The nature buffet started off in Hout Bay, where we boarded a boat to watch Cape fur seals bask in the sunlight on Duiker Island. Though captivating, the smell was overwhelming, to say the least.
Cape fur seals basking in the sun on Duiker Island.
Next, our eyes feasted on the spectacular view of the Atlantic Ocean from Chapman’s Peak Drive, a scenic stretch of coastal road hugging the cliff edge of the Atlantic seaboard.
The spectacular view from Chapman’s Peak Drive.
Following that was lunch at the quaint seaside town of Simon’s Town and a quick stop at nearby Boulders Beach. Like the pebble beaches of Nice in France, one wonders where all the sand went and the rocks came from. Boulders Beach is one such wonder of the world (or maybe just “wonder of my world”).

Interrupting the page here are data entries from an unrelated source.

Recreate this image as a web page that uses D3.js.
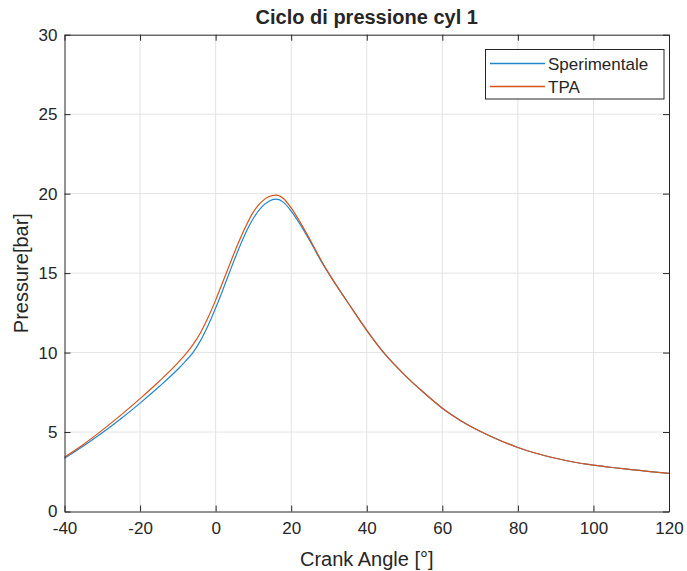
<!DOCTYPE html>
<html>
<head>
<meta charset="utf-8">
<script src="https://cdn.jsdelivr.net/npm/d3@7"></script>
<style>
  html, body { margin: 0; padding: 0; background: #fff; }
  svg text { font-family: "Liberation Sans", Arial, Helvetica, sans-serif; fill: #262626; }
</style>
</head>
<body>
<svg id="chart" width="687" height="571"></svg>
<script>
// Crank angle samples [deg]
const angleExp = [-40, -35, -30, -25, -20, -15, -10, -8, -6, -4, -2, 0, 2, 4, 6, 8, 10, 12, 14, 16, 18, 20, 22, 25, 28, 30, 33, 35, 40, 45, 50, 55, 60, 65, 70, 75, 80, 85, 90, 95, 100, 105, 110, 115, 120];
// Measured cylinder pressure [bar]
const pressureExp = [3.35, 4.12, 4.95, 5.85, 6.82, 7.85, 8.95, 9.45, 10.0, 10.75, 11.7, 12.8, 14.0, 15.25, 16.45, 17.55, 18.45, 19.1, 19.5, 19.65, 19.45, 18.9, 18.2, 17.0, 15.72, 14.95, 13.85, 13.15, 11.4, 9.85, 8.6, 7.5, 6.5, 5.7, 5.05, 4.5, 4.03, 3.65, 3.35, 3.1, 2.92, 2.77, 2.64, 2.51, 2.4];
// TPA model pressure [bar]
const angleTpa = angleExp;
const pressureTpa = [3.42, 4.22, 5.12, 6.08, 7.1, 8.18, 9.35, 9.88, 10.5, 11.25, 12.2, 13.3, 14.5, 15.72, 16.9, 17.95, 18.85, 19.45, 19.8, 19.9, 19.68, 19.1, 18.35, 17.1, 15.78, 14.97, 13.86, 13.15, 11.4, 9.85, 8.6, 7.5, 6.5, 5.7, 5.05, 4.5, 4.03, 3.65, 3.35, 3.1, 2.92, 2.77, 2.64, 2.51, 2.4];

const xTicks = [-40, -20, 0, 20, 40, 60, 80, 100, 120];
const yTicks = [0, 5, 10, 15, 20, 25, 30];
const seriesNames = ["Sperimentale", "TPA"];
const seriesColors = ["#1f88cc", "#D95319"];

const titleText = "Ciclo di pressione cyl 1";
const xLabel = "Crank Angle [°]";
const yLabel = "Pressure[bar]";

const margin = { left: 64.5, right: 18, top: 34.7, bottom: 59.5 };
const W = 687, H = 571;
const svg = d3.select("#chart");

const x = d3.scaleLinear().domain([-40, 120]).range([margin.left, W - margin.right]);
const y = d3.scaleLinear().domain([0, 30]).range([H - margin.bottom, margin.top]);

const axisColor = "#262626";
const gridColor = "#e3e3e3";

// grid
const grid = svg.append("g");
grid.selectAll(".gx").data(xTicks.slice(1, -1)).join("line")
  .attr("x1", d => x(d)).attr("x2", d => x(d))
  .attr("y1", y(0)).attr("y2", y(30))
  .attr("stroke", gridColor).attr("stroke-width", 1);
grid.selectAll(".gy").data(yTicks.slice(1, -1)).join("line")
  .attr("x1", x(-40)).attr("x2", x(120))
  .attr("y1", d => y(d)).attr("y2", d => y(d))
  .attr("stroke", gridColor).attr("stroke-width", 1);

// series
const line = d3.line().x(d => x(d[0])).y(d => y(d[1])).curve(d3.curveMonotoneX);
const series = [
  d3.zip(angleExp, pressureExp),
  d3.zip(angleTpa, pressureTpa)
];
svg.append("g").selectAll("path").data(series).join("path")
  .attr("d", line)
  .attr("fill", "none")
  .attr("stroke", (d, i) => seriesColors[i])
  .attr("stroke-width", 1.2);

// axes (box with inward ticks)
const tickLen = 6;
const plain = d => String(d);
const axB = d3.axisBottom(x).tickValues(xTicks).tickFormat(plain).tickSizeInner(-tickLen).tickSizeOuter(0).tickPadding(10);
const axL = d3.axisLeft(y).tickValues(yTicks).tickFormat(plain).tickSizeInner(-tickLen).tickSizeOuter(0).tickPadding(7);
const axT = d3.axisTop(x).tickValues(xTicks).tickSizeInner(-tickLen).tickSizeOuter(0).tickFormat("");
const axR = d3.axisRight(y).tickValues(yTicks).tickSizeInner(-tickLen).tickSizeOuter(0).tickFormat("");

function styleAxis(g) {
  g.selectAll("path.domain").attr("stroke", axisColor).attr("stroke-width", 1);
  g.selectAll(".tick line").attr("stroke", axisColor).attr("stroke-width", 1);
  g.selectAll(".tick text").attr("font-size", 17).attr("fill", axisColor)
    .attr("font-family", "'Liberation Sans', Arial, sans-serif");
}
svg.append("g").attr("transform", `translate(0,${y(0)})`).call(axB).call(styleAxis);
svg.append("g").attr("transform", `translate(${x(-40)},0)`).call(axL).call(styleAxis);
svg.append("g").attr("transform", `translate(0,${y(30)})`).call(axT).call(styleAxis);
svg.append("g").attr("transform", `translate(${x(120)},0)`).call(axR).call(styleAxis);

// title and axis labels
svg.append("text").attr("x", (x(-40) + x(120)) / 2).attr("y", 24)
  .attr("text-anchor", "middle").attr("font-size", 20).attr("font-weight", "bold")
  .attr("fill", "#000").text(titleText);
svg.append("text").attr("x", (x(-40) + x(120)) / 2).attr("y", 566)
  .attr("text-anchor", "middle").attr("font-size", 20).text(xLabel);
svg.append("text")
  .attr("transform", `translate(28,${(y(0) + y(30)) / 2}) rotate(-90)`)
  .attr("text-anchor", "middle").attr("font-size", 20).text(yLabel);

// legend
const lg = svg.append("g");
lg.append("rect").attr("x", 485.5).attr("y", 49.5).attr("width", 178.5).attr("height", 49.5)
  .attr("fill", "#fff").attr("stroke", axisColor).attr("stroke-width", 1);
seriesNames.forEach((name, i) => {
  const cy = i === 0 ? 63.5 : 86.5;
  lg.append("line").attr("x1", 490).attr("x2", 545).attr("y1", cy).attr("y2", cy)
    .attr("stroke", seriesColors[i]).attr("stroke-width", 1.4);
  lg.append("text").attr("x", 548).attr("y", cy + 6).attr("font-size", 17).text(name);
});
</script>
</body>
</html>
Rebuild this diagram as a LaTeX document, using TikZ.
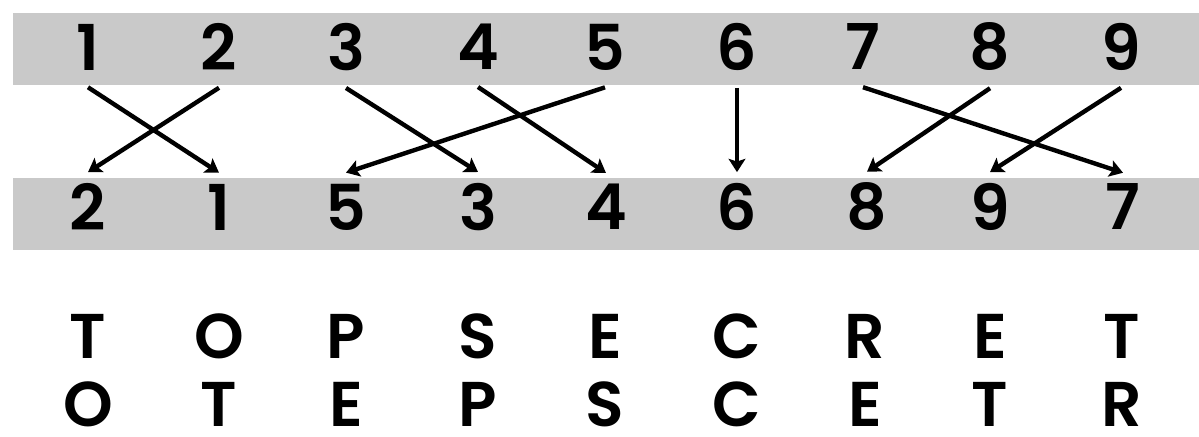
\documentclass[tikz,border=0pt]{standalone}
\usepackage{fontspec}
\setmainfont{Poppins}[BoldFont={Poppins SemiBold}]
\usetikzlibrary{arrows.meta}
\begin{document}
\begin{tikzpicture}[x=0.02cm,y=-0.02cm,
  band/.style={fill=black!21},
  topnum/.style={font=\fontsize{36}{36}\selectfont\bfseries,inner xsep=0pt,inner ysep=9.6pt},
  botnum/.style={font=\fontsize{36}{36}\selectfont\bfseries,inner xsep=0pt,inner ysep=6.2pt},
  letter/.style={font=\fontsize{36}{36}\selectfont\bfseries,inner sep=0pt},
  swap/.style={line width=2.5pt,-{Stealth[length=7.5pt,width=9.5pt,inset=1.5pt]}}]
  \useasboundingbox (0,0) rectangle (1199,436);
  \fill[band] (13,13) rectangle (1199,85);
  \fill[band] (13,178) rectangle (1199,250);
  % key, top row
  \node[topnum] (a1) at (88,47) {1};
  \node[topnum] (a2) at (219,47) {2};
  \node[topnum] (a3) at (346,47) {3};
  \node[topnum] (a4) at (478,47) {4};
  \node[topnum] (a5) at (605,47) {5};
  \node[topnum] (a6) at (737,47) {6};
  \node[topnum] (a7) at (863,47) {7};
  \node[topnum] (a8) at (990,47) {8};
  \node[topnum] (a9) at (1121,47) {9};
  % key, bottom row
  \node[botnum] (z2) at (88,207) {2};
  \node[botnum] (z1) at (219,207) {1};
  \node[botnum] (z5) at (346,207) {5};
  \node[botnum] (z3) at (478,207) {3};
  \node[botnum] (z4) at (606,207) {4};
  \node[botnum] (z6) at (737,207) {6};
  \node[botnum] (z8) at (867,207) {8};
  \node[botnum] (z9) at (990,207) {9};
  \node[botnum] (z7) at (1123,207) {7};
  \draw[swap] (a1.south) -- (z1.north);
  \draw[swap] (a2.south) -- (z2.north);
  \draw[swap] (a3.south) -- (z3.north);
  \draw[swap] (a4.south) -- (z4.north);
  \draw[swap] (a5.south) -- (z5.north);
  \draw[swap] (a6.south) -- (z6.north);
  \draw[swap] (a7.south) -- (z7.north);
  \draw[swap] (a8.south) -- (z8.north);
  \draw[swap] (a9.south) -- (z9.north);
  % plain and cipher text
  \node[letter] (p1) at (88,336) {T};
  \node[letter] (p2) at (219,336) {O};
  \node[letter] (p3) at (346,336) {P};
  \node[letter] (p4) at (478,336) {S};
  \node[letter] (p5) at (605,336) {E};
  \node[letter] (p6) at (737,336) {C};
  \node[letter] (p7) at (865,336) {R};
  \node[letter] (p8) at (990,336) {E};
  \node[letter] (p9) at (1122,336) {T};
  \node[letter] (c1) at (88,404) {O};
  \node[letter] (c2) at (219,404) {T};
  \node[letter] (c3) at (346,404) {E};
  \node[letter] (c4) at (478,404) {P};
  \node[letter] (c5) at (605,404) {S};
  \node[letter] (c6) at (737,404) {C};
  \node[letter] (c7) at (865,404) {E};
  \node[letter] (c8) at (990,404) {T};
  \node[letter] (c9) at (1122,404) {R};
\end{tikzpicture}
\end{document}
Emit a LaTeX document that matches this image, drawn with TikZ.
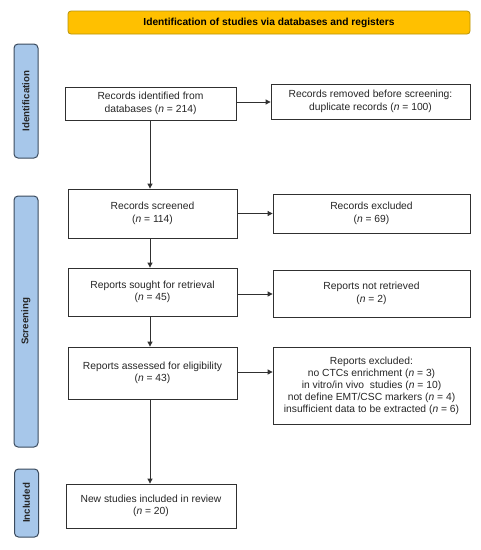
\documentclass[tikz,border=0pt]{standalone}
\usepackage{fontspec}
\setmainfont{Liberation Sans}
\usetikzlibrary{arrows.meta}
\definecolor{bannerfill}{HTML}{FFC000}
\definecolor{bannerdraw}{HTML}{B8940A}
\definecolor{sidefill}{HTML}{A7C7EA}
\definecolor{sidedraw}{HTML}{3B4B5E}
\definecolor{linec}{HTML}{303030}
\tikzset{
  box/.style={draw=linec, line width=0.8pt, fill=white, inner sep=0pt, align=center, text=black!85, font=\fontsize{10.3}{12.6}\selectfont},
  banner/.style={draw=bannerdraw, fill=bannerfill, line width=0.8pt, rounded corners=3pt, inner sep=0pt, font=\bfseries\fontsize{10.2}{12}\selectfont},
  side/.style={draw=sidedraw, fill=sidefill, line width=1pt, rounded corners=4pt, inner sep=0pt},
  sidetext/.style={rotate=90, font=\bfseries\fontsize{9.7}{11}\selectfont, text=black!85},
  arr/.style={draw=linec, line width=0.8pt, -{Triangle[length=5pt,width=5pt]}}
}
\begin{document}
\begin{tikzpicture}[x=1pt,y=-1pt]
\useasboundingbox (0,0) rectangle (481,550);
\node[banner, minimum width=402pt, minimum height=23pt] (ban) at (269,22.5) {Identification of studies via databases and registers};
\node[side, minimum width=24pt, minimum height=114pt] (sid) at (26,101) {};
\node[sidetext] (tid) at (sid.center) {Identification};
\node[side, minimum width=24pt, minimum height=251pt] (ssc) at (26,321.5) {};
\node[sidetext] (tsc) at (ssc.center) {Screening};
\node[side, minimum width=24pt, minimum height=68pt] (sin) at (26.5,503) {};
\node[sidetext] (tin) at (sin.center) {Included};

\node[box, minimum width=171pt, minimum height=33pt] (b1) at (150.5,103.5) {Records identified from\\databases (\textit{n} = 214)};
\node[box, minimum width=199pt, minimum height=35pt] (r1) at (370.5,101.5) {Records removed before screening:\\duplicate records (\textit{n} = 100)};
\node[box, minimum width=169pt, minimum height=49pt] (b2) at (152.5,213.5) {Records screened\\(\textit{n} = 114)};
\node[box, minimum width=197pt, minimum height=39pt] (r2) at (371.5,213.5) {Records excluded\\(\textit{n} = 69)};
\node[box, minimum width=169pt, minimum height=48pt] (b3) at (152.5,292) {Reports sought for retrieval\\(\textit{n} = 45)};
\node[box, minimum width=197pt, minimum height=47pt] (r3) at (371.5,293.5) {Reports not retrieved\\(\textit{n} = 2)};
\node[box, minimum width=169pt, minimum height=52pt] (b4) at (152.5,373) {Reports assessed for eligibility\\(\textit{n} = 43)};
\node[box, minimum width=197pt, minimum height=77pt, font=\fontsize{10.3}{12}\selectfont] (r4) at (371.5,385.5) {Reports excluded:\\no CTCs enrichment (\textit{n} = 3)\\in vitro/in vivo\ \ studies (\textit{n} = 10)\\not define EMT/CSC markers (\textit{n} = 4)\\insufficient data to be extracted (\textit{n} = 6)};
\node[box, minimum width=170pt, minimum height=44pt] (b5) at (151,506) {New studies included in review\\(\textit{n} = 20)};

\draw[arr] (b1.east |- 0,102) -- (r1.west |- 0,102);
\draw[arr] (b2.east) -- (r2.west |- b2.east);
\draw[arr] (b3.east |- 0,294) -- (r3.west |- 0,294);
\draw[arr] (b4.east |- 0,372) -- (r4.west |- 0,372);
\draw[arr] (b1.south -| 150,0) -- (b2.north -| 150,0);
\draw[arr] (b2.south -| 150,0) -- (b3.north -| 150,0);
\draw[arr] (b3.south -| 150,0) -- (b4.north -| 150,0);
\draw[arr] (b4.south -| 150,0) -- (b5.north -| 150,0);
\end{tikzpicture}
\end{document}
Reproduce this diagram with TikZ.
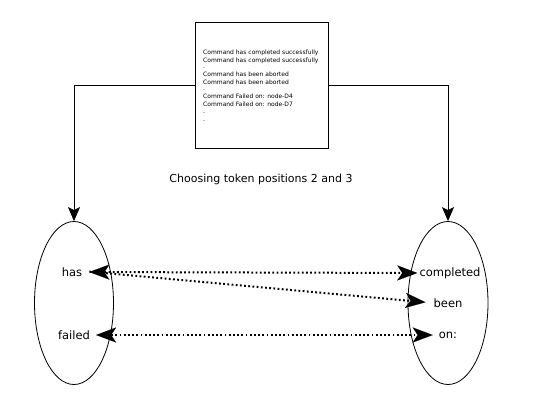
\documentclass[tikz,border=0pt]{standalone}
\usepackage{fontspec}
\setmainfont{DejaVu Sans}
\usetikzlibrary{arrows.meta,shapes.geometric}
\begin{document}
\begin{tikzpicture}[x=1pt,y=-1pt,
  lab/.style={font=\fontsize{11.5}{13}\selectfont, inner sep=0pt},
  solidarrow/.style={line width=0.8pt, -{Stealth[length=14pt,width=12pt,inset=3pt]}},
  bigtip/.tip={Stealth[length=20pt,width=15pt,inset=5pt,line width=0.01pt]},
  dotarrow/.style={line width=2pt, dash pattern=on 1.8pt off 2.4pt, bigtip-bigtip},
  onearrow/.style={line width=2pt, dash pattern=on 1.8pt off 2.4pt, -bigtip},
  set/.style={draw, line width=0.8pt, ellipse, minimum width=79pt, minimum height=163pt, inner sep=0pt}]
\useasboundingbox (0,0) rectangle (537,406);
\node[draw, line width=0.9pt, minimum width=133pt, minimum height=126pt, inner sep=0pt] (box) at (261.5,85) {};
\node[anchor=north west, inner sep=0pt, align=left, font=\fontsize{6}{8}\selectfont] (txt) at (203,50)
 {Command has completed successfully\\
  Command has completed successfully\\[-2pt]
  .\\
  Command has been aborted\\
  Command has been aborted\\[-2pt]
  .\\
  Command Failed on: node-D4\\
  Command Failed on: node-D7\\[-1pt]
  .\\
  .};
\node[font=\fontsize{11}{13}\selectfont, inner sep=0pt] (title) at (261,179) {Choosing token positions 2 and 3};
\node[set] (lset) at (74,303) {};
\node[set, minimum width=80pt] (rset) at (448,303) {};
\draw[solidarrow] (box.west) -| (lset.north);
\draw[solidarrow] (box.east) -| (rset.north);
\node[lab] (has) at (72,272) {has};
\node[lab] (failed) at (74,335) {failed};
\node[lab] (completed) at (450,273) {completed};
\node[lab] (been) at (448,303) {been};
\node[lab] (on) at (448,335) {on:};
\draw[dotarrow, shorten <=7pt, shorten >=2pt] (has.east) -- (completed.west);
\draw[onearrow, shorten <=7pt, shorten >=8pt] ([yshift=1pt]has.east) -- (been.west);
\draw[dotarrow, shorten <=6pt, shorten >=6pt] (failed.east) -- (on.west);
\end{tikzpicture}
\end{document}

Boulders Beach in the Cape Peninsula…
Apart from the large granite boulders millions of years old, the beach is also home to a colony of African Penguins, the only place in the world where you can get close to the adorable fellas. With our creature comforts satisfied, we headed into the Cape Peninsula for the main event.
And the adorable African penguins that call it home.
The Cape of Good Hope and Cape Point are popular tourist spots, so be prepared for the crowds that inevitably come with it. Initially named “Cape of Storms” (no thanks to its casualty-ridden maritime history), it was later renamed the Cape of Good Hope for the potential opportunities that a new trade route round the cape offered. A strategically-placed sign announcing the location served as our first photo stop.
From the Cape of Good Hope, we then made our way to Cape Point, the tip of the Cape Peninsula, to see the lighthouses that provide a beacon of light to the many vessels that ply the seas off the South African coast. There, another strategically-placed sign completed our photo collection.
The old lighthouse at Cape Point, the tip of the Cape Peninsula.
There is a general misconception that Cape Point is the southern-most tip of Africa, probably because it is more well-known and easier to access. But really, that honour belongs to Cape Agulhas, which is approximately another 150 km southeast.
The old lighthouse (pictured above) is easily accessible by a ride up the funicular, named the Flying Dutchman. Or if you want to save some money, you could choose to walk up the steps like us. From there, if you follow the Lighthouse Keepers trail and walk 1.5 hours (gasp!), you will reach the new lighthouse. Needless to say, we did not attempt the trip there.
The gorgeous ocean view at Cape Point.
If time allows, you could also hike up the scenic walk for a different experience. Cape Point and the Cape of Good Hope are part of the massive Table Mountain National Park and offer many activities such as hiking, surfing, bird-watching, fishing and an overnight trail.
Free guided walks are offered at Cape Point on selected Sunday mornings throughout the year. But if that sounds like too much of a workout, you could just hang around the shoreline and gawk at the scenery like we did.
With a newfound appreciation for Mother Nature, we bade farewell to the Cape of Good Hope as the sun set.